Individual Human Well Being in an Era of Intangible Dominance and Platform Economics

I am now beginning to wonder if we are chasing a false choice or dichotomy. Is the choice really between privacy based on individual rights vs individuals’ belief that they have been harmed? Is broader better or worse? If we are making a choice based on a fear that commercial interests won’t participate in the IDESG IDEF, what is that fear based on? Outside the digital divide if we go the highly automated (high velocity) route to identity management the issues and choices will likely become invisible to the individual. Risk management may help. As I understand this privacy approach it is based on both rights and harms. From the perspective of the individual human being do not harms require a higher burden of proof (in time and money) than rights? Without portability there are no remedies currently today so is not portability an essential piece of this our requirements. Human Rights

The sense that is emerging is that we need a conjunction of the rights and harms language along with a portability requirement.

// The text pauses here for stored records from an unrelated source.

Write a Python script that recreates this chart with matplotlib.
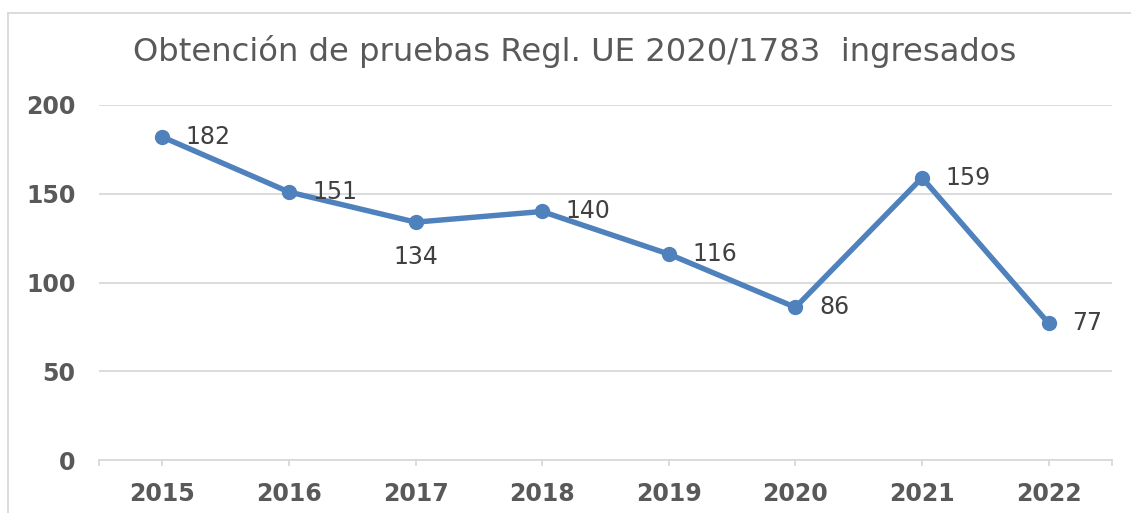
import matplotlib
matplotlib.use("Agg")
import matplotlib.pyplot as plt
from matplotlib.lines import Line2D

years = ["2015", "2016", "2017", "2018", "2019", "2020", "2021", "2022"]
values = [182, 151, 134, 140, 116, 86, 159, 77]
label_below = [False, False, True, False, False, False, False, False]
title = "Obtención de pruebas Regl. UE 2020/1783  ingresados"

plt.rcParams['font.family'] = ['DejaVu Sans']

W, H = 1131, 513
fig = plt.figure(figsize=(W / 100, H / 100), dpi=100)
ax = fig.add_axes([99 / W, 1 - 460 / H, (1112 - 99) / W, (460 - 105) / H])

x = list(range(len(years)))
ax.plot(x, values, color="#4F81BD", lw=3.9, marker="o", ms=10,
        solid_capstyle="round", zorder=3, clip_on=False)

for xi, v, below in zip(x, values, label_below):
    if below:
        ax.annotate(str(v), (xi, v), xytext=(0, -25), textcoords="offset points",
                    ha="center", va="center", fontsize=17, color="#404040")
    else:
        ax.annotate(str(v), (xi, v), xytext=(17, 0), textcoords="offset points",
                    ha="left", va="center", fontsize=17, color="#404040")

ax.set_xlim(-0.5, len(years) - 0.5)
ax.set_ylim(0, 200)
ax.set_yticks([0, 50, 100, 150, 200])
ax.grid(axis="y", color="#D9D9D9", lw=1.3)
ax.set_axisbelow(True)
for s in ["top", "right", "left"]:
    ax.spines[s].set_visible(False)
ax.spines["bottom"].set_color("#D9D9D9")
ax.spines["bottom"].set_linewidth(1.3)

ax.set_xticks(x)
ax.set_xticklabels(years)
ax.set_xticks([-0.5, len(years) - 0.5], minor=True)
ax.tick_params(axis="x", which="both", length=4, width=1.3, color="#D9D9D9",
               labelsize=17, labelcolor="#595959", pad=12)
ax.tick_params(axis="y", length=0, labelsize=17, labelcolor="#595959", pad=17)
for lab in ax.get_xticklabels() + ax.get_yticklabels():
    lab.set_fontweight("bold")

fig.text(575 / W, 1 - 52 / H, title, ha="center", va="center",
         fontsize=23.2, color="#595959")

# chart frame
fig.add_artist(Line2D([8 / W, 8 / W], [0, 1 - 13 / H], transform=fig.transFigure,
                      color="#D9D9D9", lw=1.3))
fig.add_artist(Line2D([8 / W, 1], [1 - 13 / H, 1 - 13 / H], transform=fig.transFigure,
                      color="#D9D9D9", lw=1.3))

fig.savefig("out.png", dpi=100)
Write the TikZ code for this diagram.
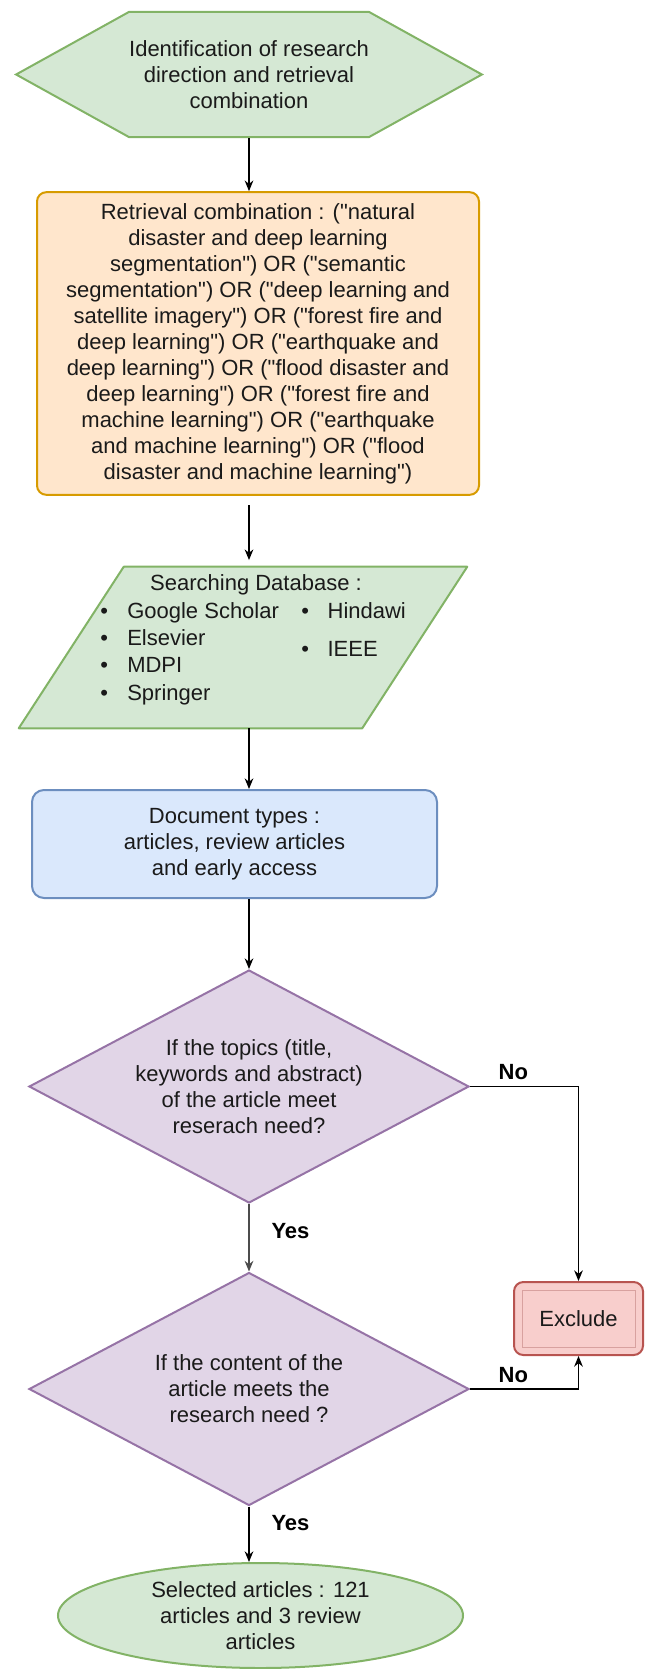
\documentclass[tikz,border=0pt]{standalone}
\usepackage{fontspec}
\setmainfont{Liberation Sans}
\usepackage{xcolor}
\definecolor{fcgreen}{HTML}{82B366}
\definecolor{fcgreenbg}{HTML}{D5E8D4}
\definecolor{fcorange}{HTML}{D79B00}
\definecolor{fcorangebg}{HTML}{FFE6CC}
\definecolor{fcblue}{HTML}{6C8EBF}
\definecolor{fcbluebg}{HTML}{DAE8FC}
\definecolor{fcpurple}{HTML}{9673A6}
\definecolor{fcpurplebg}{HTML}{E1D5E7}
\definecolor{fcred}{HTML}{B85450}
\definecolor{fcredbg}{HTML}{F8CECC}
\definecolor{fctext}{HTML}{1A1A1A}
\usepackage{tikz}
\usetikzlibrary{arrows.meta, shapes.geometric, shapes.symbols}

\begin{document}
\begin{tikzpicture}[x=0.75pt, y=-0.75pt,
  font=\fontsize{16.5}{19.5}\selectfont, text=fctext,
  startbox/.style={signal, signal to=west and east, signal pointer angle=58,
    draw=fcgreen, fill=fcgreenbg, line width=1.5pt, inner sep=0pt,
    minimum width=348pt, minimum height=94pt, align=center},
  querybox/.style={rectangle, rounded corners=7pt, draw=fcorange, fill=fcorangebg,
    line width=1.5pt, minimum width=331.5pt, minimum height=227pt, align=center},
  dbframe/.style={rectangle, inner sep=0pt, minimum width=336pt, minimum height=120.75pt},
  dbline/.style={draw=fcgreen, fill=fcgreenbg, line width=1.5pt, line join=round},
  dblist/.style={anchor=base west, inner sep=0pt, align=left},
  typebox/.style={rectangle, rounded corners=9pt, draw=fcblue, fill=fcbluebg,
    line width=1.5pt, minimum width=303.75pt, minimum height=81pt, align=center},
  decision/.style={diamond, aspect=1.89, draw=fcpurple, fill=fcpurplebg,
    line width=1.5pt, inner sep=0pt, minimum width=330pt, minimum height=174.75pt,
    align=center},
  excludebox/.style={rectangle, rounded corners=7pt, draw=fcred, fill=fcredbg,
    line width=1.5pt, minimum width=96.75pt, minimum height=54.75pt},
  endshape/.style={ellipse, draw=fcgreen, fill=fcgreenbg, line width=1.5pt,
    inner sep=0pt, minimum width=303.75pt, minimum height=78.75pt, align=center},
  arr/.style={-{Stealth[length=8pt, width=6.5pt]}, line width=1.1pt, black},
  lbl/.style={font=\fontsize{16.5}{19.5}\selectfont\bfseries, text=black}]

  \useasboundingbox (0,0) rectangle (648,1669);
  \coordinate (col) at (249,0);

  % Start -- research direction
  \node[startbox] (ident) at (249,74.5)
       {Identification of research\\direction and retrieval\\combination};

  % Retrieval combination
  \node[querybox] (query) at (258,343.5)
       {Retrieval combination : (\textquotedbl natural\\
        disaster and deep learning\\
        segmentation\textquotedbl) OR (\textquotedbl semantic\\
        segmentation\textquotedbl) OR (\textquotedbl deep learning and\\
        satellite imagery\textquotedbl) OR (\textquotedbl forest fire and\\
        deep learning\textquotedbl) OR (\textquotedbl earthquake and\\
        deep learning\textquotedbl) OR (\textquotedbl flood disaster and\\
        deep learning\textquotedbl) OR (\textquotedbl forest fire and\\
        machine learning\textquotedbl) OR (\textquotedbl earthquake\\
        and machine learning\textquotedbl) OR (\textquotedbl flood\\
        disaster and machine learning\textquotedbl)};

  % Databases (parallelogram)
  \node[dbframe] (db) at (243,647.5) {};
  \draw[dbline] ([xshift=78.75pt]db.north west) -- (db.north east)
       -- ([xshift=-78.75pt]db.south east) -- (db.south west) -- cycle;
  \node (dbtitle) at (256,585) {Searching Database :};
  \node[dblist, font=\fontsize{16.5}{20.5}\selectfont] (dbleft) at (100,700)
       {\textbullet\hspace{14.5pt}Google Scholar\\
        \textbullet\hspace{14.5pt}Elsevier\\
        \textbullet\hspace{14.5pt}MDPI\\
        \textbullet\hspace{14.5pt}Springer};
  \node[dblist, font=\fontsize{16.5}{28.5}\selectfont] (dbright) at (301,656)
       {\textbullet\hspace{14pt}Hindawi\\
        \textbullet\hspace{14pt}IEEE};

  % Document types
  \node[typebox] (types) at (234.5,844)
       {Document types :\\articles, review articles\\and early access};

  % Screening
  \node[decision] (topics) at (249,1086.5)
       {If the topics (title,\\keywords and abstract)\\of the article meet\\reserach need?};
  \node[decision] (content) at (249,1389)
       {If the content of the\\article meets the\\research need ?};

  % Exclude
  \node[excludebox] (excl) at (578.5,1318.5) {Exclude};
  \draw[fcred!55, line width=0.6pt] ([shift={(9,9)}]excl.north west)
       rectangle ([shift={(-9,-9)}]excl.south east);

  % Result
  \node[endshape] (sel) at (260.5,1615.5)
       {Selected articles : 121\\articles and 3 review\\articles};

  % Connectors
  \draw[arr] (ident.south) -- (ident.south |- query.north);
  \draw[arr, shorten <=7pt, shorten >=5pt] (query.south -| col) -- (db.north -| col);
  \draw[arr] (db.south -| col) -- (types.north -| col);
  \draw[arr] (types.south -| col) -- (topics.north);
  \draw[arr, black!70] (topics.south) -- (content.north)
       node[lbl, pos=0.4, right=13pt] {Yes};
  \draw[arr] (content.south) -- (content.south |- sel.north)
       node[lbl, pos=0.3, right=13pt] {Yes};
  \draw[arr] (topics.east) -| (excl.north)
       node[lbl, pos=0.2, above=1pt] {No};
  \draw[arr] (content.east) -| (excl.south)
       node[lbl, pos=0.2, above=1pt] {No};
\end{tikzpicture}
\end{document}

Best Practices for Human Attributes

How to Move towards Trustworthy ground with Human Attributes

Human Attributes—all the aspects of a life—in online transaction environments—should progress towards the creation of Standards for the attributes-lifecycle. Such Standards should include how to respect, care and creatively treat those attributes. I think this is the right direction.
I think there should be a base Standard of assurance that will allow for the greatest range of transactions by the greatest number of participants. More on this later. Such a base standard of assurance should be agreeable by all stakeholders including individuals. This will require individuals to better understand monetization of human attributes and the crucial complex of the meaning of human attributes.
To move towards and achieve Standards for the attribute lifecycle a central challenge and dilemma must be undertaken to transparently articulate the relationship between Personally Identifiable Information (PII), attributes over a lifecycle and attributes that create PII through aggregation, provenance or other time related processes. We must acknowledge that PII and attributes are, more or less, on a continuum. The truth needs to be told that privacy requirements are not meaningful without taking on this challenge. I have some suggestions for standards in this area that I would like to forward at the proper time.
Here lie many perils and much promise.